-- WRITTEN REQUEST --
Omit all pictures, then retype the data exactly as given.

-- DATA BLOCK --
----

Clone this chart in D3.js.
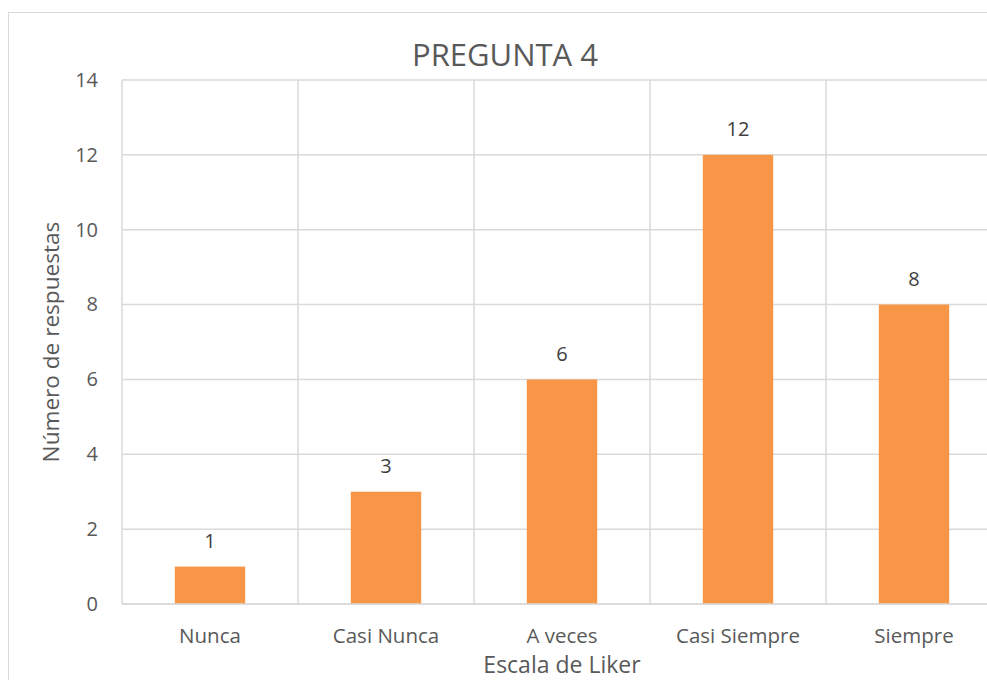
<!DOCTYPE html>
<html><head><meta charset="utf-8">
<script src="https://cdn.jsdelivr.net/npm/d3@7"></script>
<style>body{margin:0;background:#fff}svg{display:block}</style>
</head><body>
<script>
const categories = ["Nunca","Casi Nunca","A veces","Casi Siempre","Siempre"];
const values = [1,3,6,12,8];
const yTicks = [0,2,4,6,8,10,12,14];
const title = "PREGUNTA 4";
const xTitle = "Escala de Liker";
const yTitle = "Número de respuestas";

const W=987,H=680;
const font="'Open Sans', sans-serif";
const txt="#595959";
const svg=d3.select("body").append("svg").attr("width",W).attr("height",H);
svg.append("rect").attr("x",8.5).attr("y",12.5).attr("width",1100).attr("height",700)
  .attr("fill","#fff").attr("stroke","#D9D9D9");
const L=122,R=1002,T=80,B=604;
const x=d3.scaleBand().domain(categories).range([L,R]).paddingInner(0.6).paddingOuter(0.3);
const xg=d3.scaleBand().domain(categories).range([L,R]);
const y=d3.scaleLinear().domain([0,14]).range([B,T]);
const g=svg.append("g");
g.selectAll("line.h").data(yTicks).join("line").attr("class","h")
  .attr("x1",L).attr("x2",R).attr("y1",d=>y(d)).attr("y2",d=>y(d))
  .attr("stroke","#D9D9D9").attr("stroke-width",1.5);
const vb=categories.map(c=>xg(c)).concat([R]);
g.selectAll("line.v").data(vb).join("line").attr("class","v")
  .attr("x1",d=>d).attr("x2",d=>d).attr("y1",T).attr("y2",B)
  .attr("stroke","#D9D9D9").attr("stroke-width",1.5);
g.selectAll("rect.bar").data(values).join("rect").attr("class","bar")
  .attr("x",(d,i)=>x(categories[i])).attr("width",x.bandwidth())
  .attr("y",d=>y(d)).attr("height",d=>y(0)-y(d)).attr("fill","#F79646");
g.append("line").attr("x1",L).attr("x2",R).attr("y1",B).attr("y2",B)
  .attr("stroke","#D9D9D9").attr("stroke-width",1.5);
const ya=svg.append("g").attr("transform",`translate(${L},0)`)
  .call(d3.axisLeft(y).tickValues(yTicks).tickSize(0).tickPadding(24));
ya.select(".domain").remove();
ya.selectAll("text").attr("font-family",font).attr("font-size",20).attr("fill",txt);
const xa=svg.append("g").attr("transform",`translate(0,${B})`)
  .call(d3.axisBottom(xg).tickSize(0).tickPadding(24));
xa.select(".domain").remove();
xa.selectAll("text").attr("font-family",font).attr("font-size",20.5).attr("fill",txt);
svg.selectAll("text.lab").data(values).join("text").attr("class","lab")
  .attr("x",(d,i)=>xg(categories[i])+xg.bandwidth()/2).attr("y",d=>y(d)-18.5)
  .attr("text-anchor","middle").attr("font-family",font).attr("font-size",20).attr("fill","#404040").text(d=>d);
svg.append("text").attr("x",505).attr("y",66).attr("text-anchor","middle")
  .attr("font-family",font).attr("font-size",31).attr("fill",txt).text(title);
svg.append("text").attr("x",562).attr("y",673).attr("text-anchor","middle")
  .attr("font-family",font).attr("font-size",23).attr("fill",txt).text(xTitle);
svg.append("text").attr("transform",`translate(59,342) rotate(-90)`).attr("text-anchor","middle")
  .attr("font-family",font).attr("font-size",22.6).attr("fill",txt).text(yTitle);
</script>
</body></html>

----

-- EXERCISE ANSWER --
Clone this chart in D3.js.
<!DOCTYPE html>
<html><head><meta charset="utf-8">
<script src="https://cdn.jsdelivr.net/npm/d3@7"></script>
<style>body{margin:0;background:#fff}svg{display:block}</style>
</head><body>
<script>
const categories = ["Nunca","Casi Nunca","A veces","Casi Siempre","Siempre"];
const values = [1,3,6,12,8];
const yTicks = [0,2,4,6,8,10,12,14];
const title = "PREGUNTA 4";
const xTitle = "Escala de Liker";
const yTitle = "Número de respuestas";

const W=987,H=680;
const font="'Open Sans', sans-serif";
const txt="#595959";
const svg=d3.select("body").append("svg").attr("width",W).attr("height",H);
svg.append("rect").attr("x",8.5).attr("y",12.5).attr("width",1100).attr("height",700)
  .attr("fill","#fff").attr("stroke","#D9D9D9");
const L=122,R=1002,T=80,B=604;
const x=d3.scaleBand().domain(categories).range([L,R]).paddingInner(0.6).paddingOuter(0.3);
const xg=d3.scaleBand().domain(categories).range([L,R]);
const y=d3.scaleLinear().domain([0,14]).range([B,T]);
const g=svg.append("g");
g.selectAll("line.h").data(yTicks).join("line").attr("class","h")
  .attr("x1",L).attr("x2",R).attr("y1",d=>y(d)).attr("y2",d=>y(d))
  .attr("stroke","#D9D9D9").attr("stroke-width",1.5);
const vb=categories.map(c=>xg(c)).concat([R]);
g.selectAll("line.v").data(vb).join("line").attr("class","v")
  .attr("x1",d=>d).attr("x2",d=>d).attr("y1",T).attr("y2",B)
  .attr("stroke","#D9D9D9").attr("stroke-width",1.5);
g.selectAll("rect.bar").data(values).join("rect").attr("class","bar")
  .attr("x",(d,i)=>x(categories[i])).attr("width",x.bandwidth())
  .attr("y",d=>y(d)).attr("height",d=>y(0)-y(d)).attr("fill","#F79646");
g.append("line").attr("x1",L).attr("x2",R).attr("y1",B).attr("y2",B)
  .attr("stroke","#D9D9D9").attr("stroke-width",1.5);
const ya=svg.append("g").attr("transform",`translate(${L},0)`)
  .call(d3.axisLeft(y).tickValues(yTicks).tickSize(0).tickPadding(24));
ya.select(".domain").remove();
ya.selectAll("text").attr("font-family",font).attr("font-size",20).attr("fill",txt);
const xa=svg.append("g").attr("transform",`translate(0,${B})`)
  .call(d3.axisBottom(xg).tickSize(0).tickPadding(24));
xa.select(".domain").remove();
xa.selectAll("text").attr("font-family",font).attr("font-size",20.5).attr("fill",txt);
svg.selectAll("text.lab").data(values).join("text").attr("class","lab")
  .attr("x",(d,i)=>xg(categories[i])+xg.bandwidth()/2).attr("y",d=>y(d)-18.5)
  .attr("text-anchor","middle").attr("font-family",font).attr("font-size",20).attr("fill","#404040").text(d=>d);
svg.append("text").attr("x",505).attr("y",66).attr("text-anchor","middle")
  .attr("font-family",font).attr("font-size",31).attr("fill",txt).text(title);
svg.append("text").attr("x",562).attr("y",673).attr("text-anchor","middle")
  .attr("font-family",font).attr("font-size",23).attr("fill",txt).text(xTitle);
svg.append("text").attr("transform",`translate(59,342) rotate(-90)`).attr("text-anchor","middle")
  .attr("font-family",font).attr("font-size",22.6).attr("fill",txt).text(yTitle);
</script>
</body></html>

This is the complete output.